You will have been so engrossed in this tale of sacrifice and betrayal set in the Chinese section of '60s Saigon, the Vietnam war moving ominously closer to the capital, that a major ramification of the wager of the title will come as a surprise.
A little later comes a second one, equally stunning. This is literary mystery at its finest.
Lam, a 38-year-old emergency room physician in Toronto who won the Giller Prize, Canada's most prestigious literary award, for his debut story collection “Bloodletting & Miraculous Cures,” is on familiar ground with “Headmaster's Wager”: his family is from the expatriate Chinese community of Vietnam.
The novel is an extension, or an expansion, of a short story from “Bloodletting” called “A Long Migration.”
“The Headmaster's Wager” opens with a brief scene in China in 1930 as a father puts his young son to bed, telling him he will be leaving for “the Gold Mountain in a faraway country” before the child awakens in the morning.

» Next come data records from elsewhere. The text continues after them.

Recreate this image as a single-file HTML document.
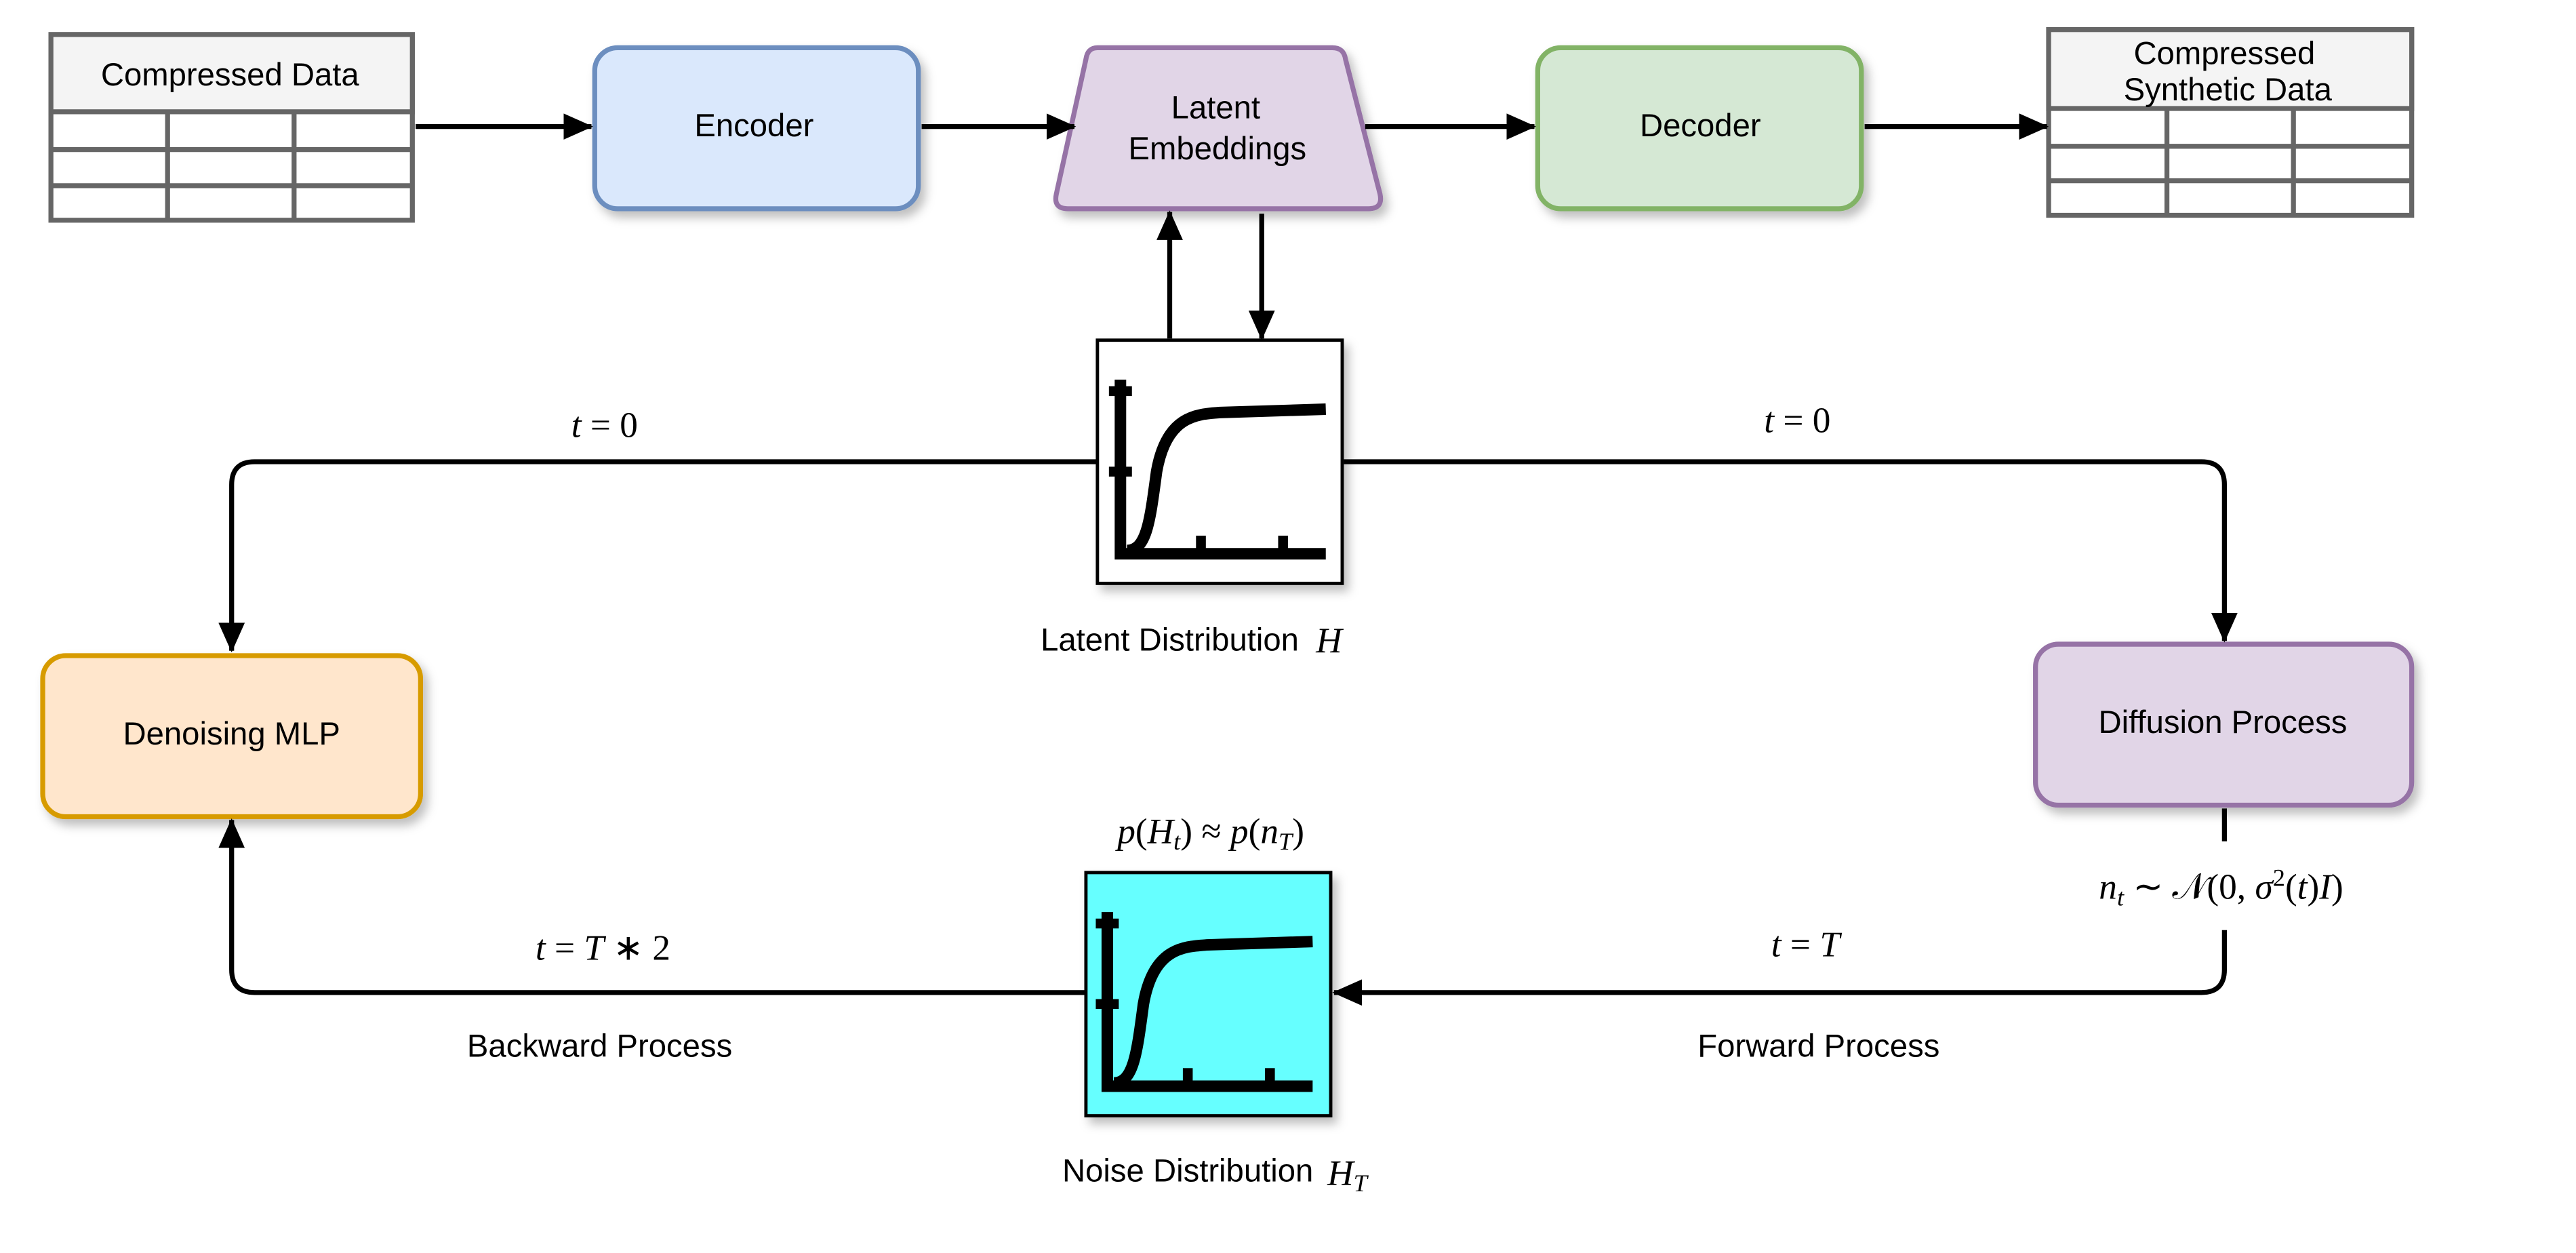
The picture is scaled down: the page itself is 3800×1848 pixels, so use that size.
<!DOCTYPE html>
<html><head><meta charset="utf-8"><style>
html,body{margin:0;padding:0;background:#fff;}
svg{display:block;}
text{font-family:"Liberation Sans",sans-serif;font-size:19.5px;fill:#000;}
.m{font-family:"Liberation Serif",serif;font-size:22px;}
.mi{font-family:"Liberation Serif",serif;font-style:italic;font-size:22px;}
</style></head><body>
<svg width="3800" height="1848" viewBox="0 0 1568 762.5" xmlns="http://www.w3.org/2000/svg">
<defs>
<marker id="b" markerWidth="18" markerHeight="16" refX="17" refY="8" orient="auto" markerUnits="userSpaceOnUse"><path d="M0,0 L18,8 L0,16 Z" fill="#000"/></marker>
<filter id="s" x="-10%" y="-10%" width="130%" height="130%"><feDropShadow dx="3" dy="4" stdDeviation="3" flood-color="#000" flood-opacity="0.25"/></filter>
<g id="chart">
<path d="M14,24 V130 H139" stroke="#000" stroke-width="7" fill="none"/>
<rect x="7" y="28" width="14" height="6" fill="#000"/>
<rect x="7" y="77" width="14" height="6" fill="#000"/>
<rect x="60" y="119" width="6" height="10" fill="#000"/>
<rect x="110" y="119" width="6" height="10" fill="#000"/>
<path d="M18,128 C30,128 32,110 36,80 C42,46 60,45 75,44 L139,42" stroke="#000" stroke-width="7" fill="none"/>
</g>
</defs>

<g>
<rect x="31" y="21" width="220" height="113" fill="#fff" stroke="#666" stroke-width="3"/>
<rect x="31" y="21" width="220" height="47" fill="#f4f4f4" stroke="#666" stroke-width="3"/>
<path d="M31,91 H251 M31,113 H251 M102,68 V134 M179,68 V134" stroke="#666" stroke-width="3"/>
<text x="140" y="52" text-anchor="middle">Compressed Data</text>
</g>
<g>
<rect x="1247" y="18" width="221" height="113" fill="#fff" stroke="#666" stroke-width="3"/>
<rect x="1247" y="18" width="221" height="48" fill="#f4f4f4" stroke="#666" stroke-width="3"/>
<path d="M1247,89 H1468 M1247,110 H1468 M1319,66 V131 M1396,66 V131" stroke="#666" stroke-width="3"/>
<text x="1354" y="39" text-anchor="middle">Compressed</text>
<text x="1356" y="61" text-anchor="middle">Synthetic Data</text>
</g>

<rect x="362" y="29" width="197" height="98" rx="14" fill="#dae8fc" stroke="#6c8ebf" stroke-width="3" filter="url(#s)"/>
<text x="459" y="83" text-anchor="middle">Encoder</text>

<path d="M668,29 H811 Q818,29 819,36 L840,118 Q842,127 833,127 H650 Q641,127 643,118 L661,36 Q662,29 668,29 Z" fill="#e1d5e7" stroke="#9673a6" stroke-width="3" filter="url(#s)"/>
<text x="740" y="72" text-anchor="middle">Latent</text>
<text x="741" y="97" text-anchor="middle">Embeddings</text>

<rect x="936" y="29" width="197" height="98" rx="14" fill="#d5e8d4" stroke="#82b366" stroke-width="3" filter="url(#s)"/>
<text x="1035" y="83" text-anchor="middle">Decoder</text>

<rect x="26" y="399" width="230" height="98" rx="14" fill="#ffe6cc" stroke="#d79b00" stroke-width="3" filter="url(#s)"/>
<text x="141" y="453" text-anchor="middle">Denoising MLP</text>

<rect x="1239" y="392" width="229" height="98" rx="14" fill="#e1d5e7" stroke="#9673a6" stroke-width="3" filter="url(#s)"/>
<text x="1353" y="446" text-anchor="middle">Diffusion Process</text>

<g stroke="#000" stroke-width="3" fill="none">
<path d="M253,77 H360" marker-end="url(#b)"/>
<path d="M561,77 H654" marker-end="url(#b)"/>
<path d="M831,77 H934" marker-end="url(#b)"/>
<path d="M1135,77 H1246" marker-end="url(#b)"/>
<path d="M712,206 V129" marker-end="url(#b)"/>
<path d="M768,130 V206" marker-end="url(#b)"/>
<path d="M668,281 H155 Q141,281 141,295 V396" marker-end="url(#b)"/>
<path d="M818,281 H1340 Q1354,281 1354,295 V390" marker-end="url(#b)"/>
<path d="M1354,492 V512"/>
<path d="M1354,566 V590 Q1354,604 1340,604 H812" marker-end="url(#b)"/>
<path d="M661,604 H155 Q141,604 141,590 V499" marker-end="url(#b)"/>
</g>

<rect x="668" y="207" width="149" height="148" fill="#fff" stroke="#000" stroke-width="2" filter="url(#s)"/>
<use href="#chart" x="668" y="207"/>
<text x="712" y="396" text-anchor="middle">Latent Distribution</text>
<text x="801" y="397" class="mi">H</text>

<rect x="661" y="531" width="149" height="148" fill="#66ffff" stroke="#000" stroke-width="2" filter="url(#s)"/>
<use href="#chart" x="660" y="531"/>
<text x="723" y="719" text-anchor="middle">Noise Distribution</text>
<text x="808" y="721" class="mi">H<tspan font-size="15" dy="4">T</tspan></text>

<text x="368" y="266" text-anchor="middle" class="m"><tspan font-style="italic">t</tspan> = 0</text>
<text x="1094" y="263" text-anchor="middle" class="m"><tspan font-style="italic">t</tspan> = 0</text>
<text x="367" y="584" text-anchor="middle" class="m"><tspan font-style="italic">t</tspan> = <tspan font-style="italic">T</tspan> ∗ 2</text>
<text x="1099" y="582" text-anchor="middle" class="m"><tspan font-style="italic">t</tspan> = <tspan font-style="italic">T</tspan></text>
<text x="737" y="513" text-anchor="middle" class="m"><tspan font-style="italic">p</tspan>(<tspan font-style="italic">H</tspan><tspan font-size="15" dy="4" font-style="italic">t</tspan><tspan dy="-4">) ≈ </tspan><tspan font-style="italic">p</tspan>(<tspan font-style="italic">n</tspan><tspan font-size="15" dy="4" font-style="italic">T</tspan><tspan dy="-4">)</tspan></text>
<text x="1352" y="547" text-anchor="middle" class="m"><tspan font-style="italic">n</tspan><tspan font-size="15" dy="4" font-style="italic">t</tspan><tspan dy="-4"> ∼ 𝒩(0, </tspan><tspan font-style="italic">σ</tspan><tspan font-size="15" dy="-8">2</tspan><tspan dy="8">(</tspan><tspan font-style="italic">t</tspan>)<tspan font-style="italic">I</tspan>)</text>
<text x="365" y="643" text-anchor="middle">Backward Process</text>
<text x="1107" y="643" text-anchor="middle">Forward Process</text>
</svg>
</body></html>
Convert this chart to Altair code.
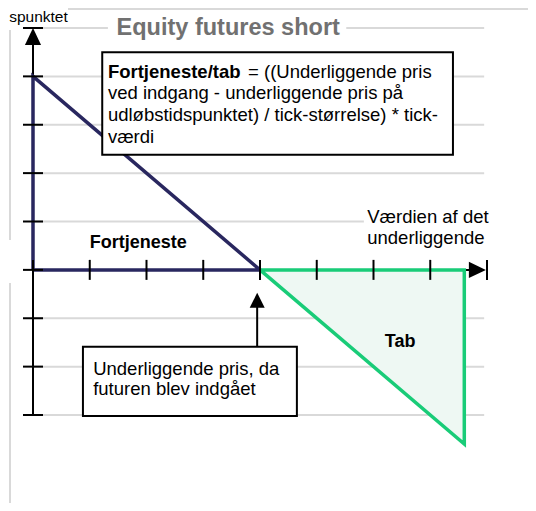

He secures the family good luck charm, “a small, rough lump of gold,” around the boy's neck. The boy asks why the charm has no design.
“Your ancestor found it this way,” the father replies. “He left it untouched rather than having it struck or molded, to remind his descendants that one never knows the form wealth takes, or how luck arrives.”
These themes echo throughout the novel.
Fast forward to 1966, Cholon, the Chinese area of Saigon, soon to be Ho Chi Minh City.
Chen Pie Sou, the boy with the gold charm, has become Percival Chen after studying languages in Hong Kong. Fleeing the Japanese occupation during World War II, he lands in Saigon, only to find his prosperous, estranged father on his deathbed, heavily addicted to opium, cuckolded openly by his bitter second wife.
Percival takes over the family rice exporting business, but when Vietnamese law changes, he transforms it into an English language school. The Percival Chen English Academy prospers by teaching translators for the growing American military presence and diplomatic corps.
A wealthy, well-connected man, Chen is nevertheless a bon vivant whose weaknesses will be his downfall. Lam has taken special care to make his main character three-dimensional; Chen likes to gamble, drink and purchase the pleasure of women, the younger the better. All with the utmost discretion for a man of distinction, a divorced father of an impressionable 16-year-old boy.
When his son Jai Dai is detained by the “quiet police” for a political protest, Chen must risk everything to pay a ransom, eventually sending the frightened, tortured boy back to China, where he will be caught up in the Cultural Revolution.
Deep in debt, lonely and restless, Chen visits his favorite casino one night and wins a huge bet against a shadowy figure named Cho that includes a beautiful métisse girl of mixed French and Vietnamese blood. They fall in love and have a son.
Winning this wager changes Chen's life — and his luck — for the better, he believes. A proud man prone to self-delusion, he couldn't be more wrong.
With “The Headmaster's Wager,” Lam has produced a grand, sweeping saga that vividly re-creates 40 crucial years of Asian history from Japanese invasion to the “freeing” of South Vietnam. While the story has a long arc, at the same time Lam conjures a little known world — the somewhat incestuous Chinese expatriate community of war-torn Vietnam — with memorable pictures, imaginative plotlines and complex characters, creating an intimate portrait of a family nearly destroyed by historical events and its own hubris.